_EXTRACTED MATERIAL_
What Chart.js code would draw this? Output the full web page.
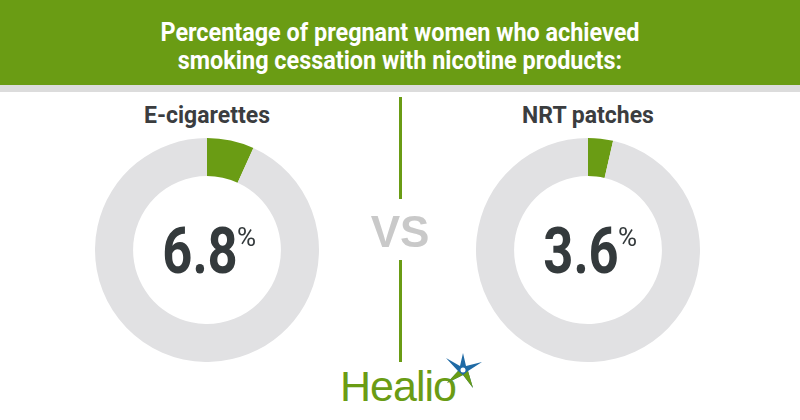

==

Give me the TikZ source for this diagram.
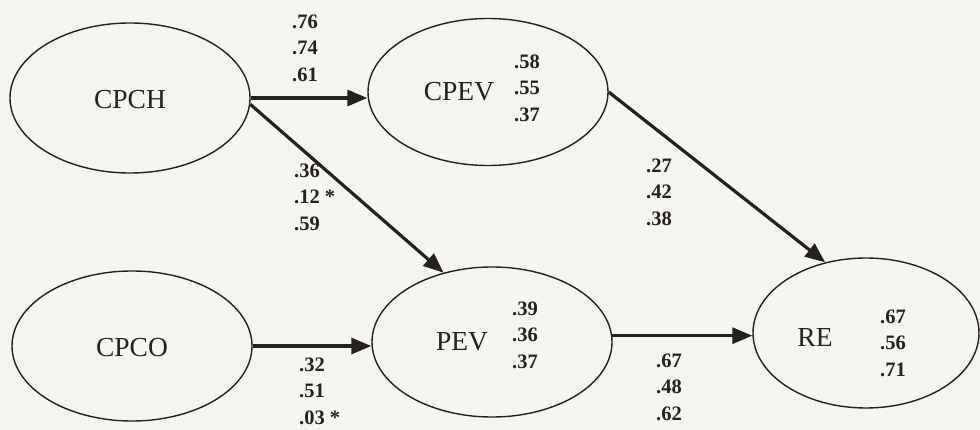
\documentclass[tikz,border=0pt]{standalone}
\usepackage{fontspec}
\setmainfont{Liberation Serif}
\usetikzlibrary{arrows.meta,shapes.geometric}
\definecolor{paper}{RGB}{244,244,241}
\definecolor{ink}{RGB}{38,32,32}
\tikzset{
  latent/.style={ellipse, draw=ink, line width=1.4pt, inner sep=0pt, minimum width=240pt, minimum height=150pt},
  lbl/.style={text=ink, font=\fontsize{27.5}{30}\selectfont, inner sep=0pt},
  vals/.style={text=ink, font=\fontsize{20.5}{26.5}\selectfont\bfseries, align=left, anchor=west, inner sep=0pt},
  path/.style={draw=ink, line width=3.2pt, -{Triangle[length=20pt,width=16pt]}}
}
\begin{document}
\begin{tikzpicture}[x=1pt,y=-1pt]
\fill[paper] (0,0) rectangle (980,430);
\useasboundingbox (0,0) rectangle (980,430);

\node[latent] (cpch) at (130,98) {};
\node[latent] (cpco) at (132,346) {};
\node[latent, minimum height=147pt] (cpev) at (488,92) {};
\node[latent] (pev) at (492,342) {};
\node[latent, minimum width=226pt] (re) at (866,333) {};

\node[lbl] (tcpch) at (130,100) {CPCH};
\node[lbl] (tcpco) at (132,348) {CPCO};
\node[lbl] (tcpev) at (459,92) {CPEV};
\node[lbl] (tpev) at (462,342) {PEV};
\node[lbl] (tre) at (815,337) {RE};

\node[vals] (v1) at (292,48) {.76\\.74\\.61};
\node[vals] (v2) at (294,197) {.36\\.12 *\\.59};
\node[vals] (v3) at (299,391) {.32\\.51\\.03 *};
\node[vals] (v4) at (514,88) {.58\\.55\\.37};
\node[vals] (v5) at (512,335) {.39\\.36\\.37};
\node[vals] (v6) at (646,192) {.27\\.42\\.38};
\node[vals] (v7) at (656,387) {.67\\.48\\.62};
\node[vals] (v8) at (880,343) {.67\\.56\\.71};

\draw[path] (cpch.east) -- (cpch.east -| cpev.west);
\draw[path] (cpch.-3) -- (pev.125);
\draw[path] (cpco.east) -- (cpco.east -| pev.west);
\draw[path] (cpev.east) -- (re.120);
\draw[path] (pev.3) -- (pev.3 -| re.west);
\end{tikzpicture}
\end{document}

_WHAT TO PRODUCE_
Only the number is wanted: how many lines in the entries above contain the word "this"?

_FULL SOLUTION_
2